Aung San Suu Kyi non potrà candidarsi alla presidenza del Myanmar

Lo ha deciso il Parlamento birmano, dove i militari controllano ancora il 25 per cento dei seggi

Aung San Suu Kyi a una conferenza del suo partito a Yangon, Myanmar, 21 giugno 2015. (AP Photo/Khin Maung Win)
Aung San Suu Kyi a una conferenza del suo partito a Yangon, Myanmar, 21 giugno 2015. (AP Photo/Khin Maung Win)

Il Parlamento del Myanmar ha deciso di continuare a garantire il potere di veto all’esercito rispetto a qualsiasi modifica della Costituzione. 388 parlamentari di entrambe le camere del Parlamento hanno votato a favore di un emendamento che avrebbe dovuto eliminare il potere di veto dei militari: la maggioranza richiesta per approvare un tale cambiamento era però di 498 voti su 664 parlamentari totali, pari al 75 per cento.
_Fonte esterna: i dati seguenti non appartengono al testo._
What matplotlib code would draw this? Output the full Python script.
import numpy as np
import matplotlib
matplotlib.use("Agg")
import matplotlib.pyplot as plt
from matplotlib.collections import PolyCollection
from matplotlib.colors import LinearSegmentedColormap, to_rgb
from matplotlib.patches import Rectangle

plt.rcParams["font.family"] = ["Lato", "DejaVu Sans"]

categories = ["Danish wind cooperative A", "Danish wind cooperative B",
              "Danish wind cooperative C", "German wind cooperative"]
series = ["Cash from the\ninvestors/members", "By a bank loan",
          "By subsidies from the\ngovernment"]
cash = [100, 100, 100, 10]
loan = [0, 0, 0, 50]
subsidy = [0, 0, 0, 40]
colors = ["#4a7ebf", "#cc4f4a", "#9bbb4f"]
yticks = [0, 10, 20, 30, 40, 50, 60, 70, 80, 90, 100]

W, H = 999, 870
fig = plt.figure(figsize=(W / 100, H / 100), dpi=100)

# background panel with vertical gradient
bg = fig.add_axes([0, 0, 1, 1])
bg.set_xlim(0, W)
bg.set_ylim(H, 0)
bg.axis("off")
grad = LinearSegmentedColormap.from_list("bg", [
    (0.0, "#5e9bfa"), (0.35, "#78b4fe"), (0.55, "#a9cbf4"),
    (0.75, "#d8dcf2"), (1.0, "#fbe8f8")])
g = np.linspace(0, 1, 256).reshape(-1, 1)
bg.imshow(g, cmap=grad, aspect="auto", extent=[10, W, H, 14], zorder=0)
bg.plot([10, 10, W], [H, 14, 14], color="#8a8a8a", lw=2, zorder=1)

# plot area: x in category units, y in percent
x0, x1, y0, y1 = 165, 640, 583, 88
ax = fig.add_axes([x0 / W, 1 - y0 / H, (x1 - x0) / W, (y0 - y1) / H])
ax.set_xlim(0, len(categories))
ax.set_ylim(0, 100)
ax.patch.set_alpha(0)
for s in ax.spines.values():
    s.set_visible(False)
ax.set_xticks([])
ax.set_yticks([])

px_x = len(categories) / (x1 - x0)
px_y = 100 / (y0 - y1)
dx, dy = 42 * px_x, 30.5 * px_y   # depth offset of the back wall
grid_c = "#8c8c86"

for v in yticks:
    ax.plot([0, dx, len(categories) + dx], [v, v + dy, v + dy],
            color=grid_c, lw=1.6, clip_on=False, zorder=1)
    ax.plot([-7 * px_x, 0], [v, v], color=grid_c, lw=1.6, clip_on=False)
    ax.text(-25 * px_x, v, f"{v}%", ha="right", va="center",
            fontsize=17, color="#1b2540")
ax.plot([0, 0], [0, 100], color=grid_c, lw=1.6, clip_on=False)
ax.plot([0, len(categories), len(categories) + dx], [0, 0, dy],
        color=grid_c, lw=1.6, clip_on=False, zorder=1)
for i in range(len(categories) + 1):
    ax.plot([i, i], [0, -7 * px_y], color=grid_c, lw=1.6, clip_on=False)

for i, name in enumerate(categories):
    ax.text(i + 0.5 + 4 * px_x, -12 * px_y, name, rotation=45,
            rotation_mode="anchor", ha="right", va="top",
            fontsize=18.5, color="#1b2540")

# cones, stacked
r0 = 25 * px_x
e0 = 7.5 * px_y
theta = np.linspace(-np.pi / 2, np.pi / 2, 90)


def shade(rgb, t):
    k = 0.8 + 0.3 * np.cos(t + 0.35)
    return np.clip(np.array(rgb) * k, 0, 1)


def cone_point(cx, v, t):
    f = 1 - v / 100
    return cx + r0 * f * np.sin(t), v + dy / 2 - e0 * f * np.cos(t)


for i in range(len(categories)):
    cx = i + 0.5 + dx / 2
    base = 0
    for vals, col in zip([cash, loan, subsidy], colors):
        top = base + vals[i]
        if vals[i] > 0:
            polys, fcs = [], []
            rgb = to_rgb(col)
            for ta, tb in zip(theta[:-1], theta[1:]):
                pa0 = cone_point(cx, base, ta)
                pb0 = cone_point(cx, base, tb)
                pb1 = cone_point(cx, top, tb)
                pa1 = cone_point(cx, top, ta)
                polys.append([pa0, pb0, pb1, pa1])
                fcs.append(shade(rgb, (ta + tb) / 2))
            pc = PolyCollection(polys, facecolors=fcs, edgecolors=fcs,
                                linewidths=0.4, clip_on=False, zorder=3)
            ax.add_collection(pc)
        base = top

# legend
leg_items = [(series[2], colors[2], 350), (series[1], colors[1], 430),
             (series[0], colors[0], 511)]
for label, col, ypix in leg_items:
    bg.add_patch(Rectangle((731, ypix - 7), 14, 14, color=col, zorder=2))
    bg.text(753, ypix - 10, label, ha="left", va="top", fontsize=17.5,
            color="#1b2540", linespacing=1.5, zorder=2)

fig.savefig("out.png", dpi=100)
La bocciatura dell’emendamento impedirà tra le altre cose ad Aung San Suu Kyi, leader del partito politico d’opposizione birmano “Lega Nazionale per la Democrazia”, di candidarsi alle prossime elezioni presidenziali che dovrebbero tenersi in autunno.
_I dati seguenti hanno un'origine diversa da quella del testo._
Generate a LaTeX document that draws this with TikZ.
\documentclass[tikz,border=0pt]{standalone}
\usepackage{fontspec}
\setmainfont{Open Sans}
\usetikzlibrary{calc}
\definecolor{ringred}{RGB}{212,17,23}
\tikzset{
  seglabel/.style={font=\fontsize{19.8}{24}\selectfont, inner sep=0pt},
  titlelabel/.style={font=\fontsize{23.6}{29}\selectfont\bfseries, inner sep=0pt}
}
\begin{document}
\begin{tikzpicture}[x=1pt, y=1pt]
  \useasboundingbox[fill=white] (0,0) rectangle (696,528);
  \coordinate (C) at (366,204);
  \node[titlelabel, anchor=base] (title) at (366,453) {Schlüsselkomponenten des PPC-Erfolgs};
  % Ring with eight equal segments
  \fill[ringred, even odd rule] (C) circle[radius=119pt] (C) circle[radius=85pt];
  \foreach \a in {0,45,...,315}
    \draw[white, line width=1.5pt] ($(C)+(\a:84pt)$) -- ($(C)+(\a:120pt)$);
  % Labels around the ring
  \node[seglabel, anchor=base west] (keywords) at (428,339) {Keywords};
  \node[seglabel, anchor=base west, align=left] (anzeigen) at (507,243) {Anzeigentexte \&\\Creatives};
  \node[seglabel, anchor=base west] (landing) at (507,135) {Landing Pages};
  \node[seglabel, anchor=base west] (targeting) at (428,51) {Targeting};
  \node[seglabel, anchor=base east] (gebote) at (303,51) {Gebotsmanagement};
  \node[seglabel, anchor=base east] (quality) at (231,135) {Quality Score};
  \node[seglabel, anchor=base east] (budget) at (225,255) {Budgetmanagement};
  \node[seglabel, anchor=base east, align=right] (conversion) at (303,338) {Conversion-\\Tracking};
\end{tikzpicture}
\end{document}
All’inizio di questa settimana Aung San Suu Kyi – 70 anni, nota per avere ricevuto il Premio Nobel per la Pace nel 2012 – aveva ribadito che veri cambiamenti in Myanmar sarebbero stati possibili solo dopo una modifica alla Costituzione, che contiene una norma che impedisce la presidenza a chiunque abbia un marito o figli che sono cittadini stranieri. Suu Kyi è vedova di Michael Aris, studioso inglese di cultura tibetana e professore a Oxford. Da lui ha avuto due figli che sono cittadini britannici: questa norma le impedisce dunque di candidarsi alla presidenza del paese.

La Costituzione della Birmania è stata scritta dai militari ed è entrata in vigore con le ultime modifiche nel 2008 (i militari sono al potere nel paese dal 1962, anno del colpo di stato compiuto dal generale Ne Win contro l’allora governo democraticamente eletto). Tra il 2010 e il 2011 in Myanmar è cominciato un lento e complicato processo di transizione: la giunta militare è stata sciolta, sono stati liberati molti dissidenti – fra cui Aung San Suu Kyi – e si è insediato un governo “civile”, anche se il partito vincitore delle prime elezioni parlamentari libere è stato il partito di regime (USDP) e anche se alle consultazioni presidenziali del gennaio 2011 è stato eletto Thein Sein, ex generale ed attuale presidente. Inoltre nel Parlamento birmano continuano ad avere molto potere i militari, che occupano il 25 per cento del totale dei seggi delle due Camere e non vengono eletti dal popolo, ma nominati dal comandante in capo delle forze di sicurezza nazionale.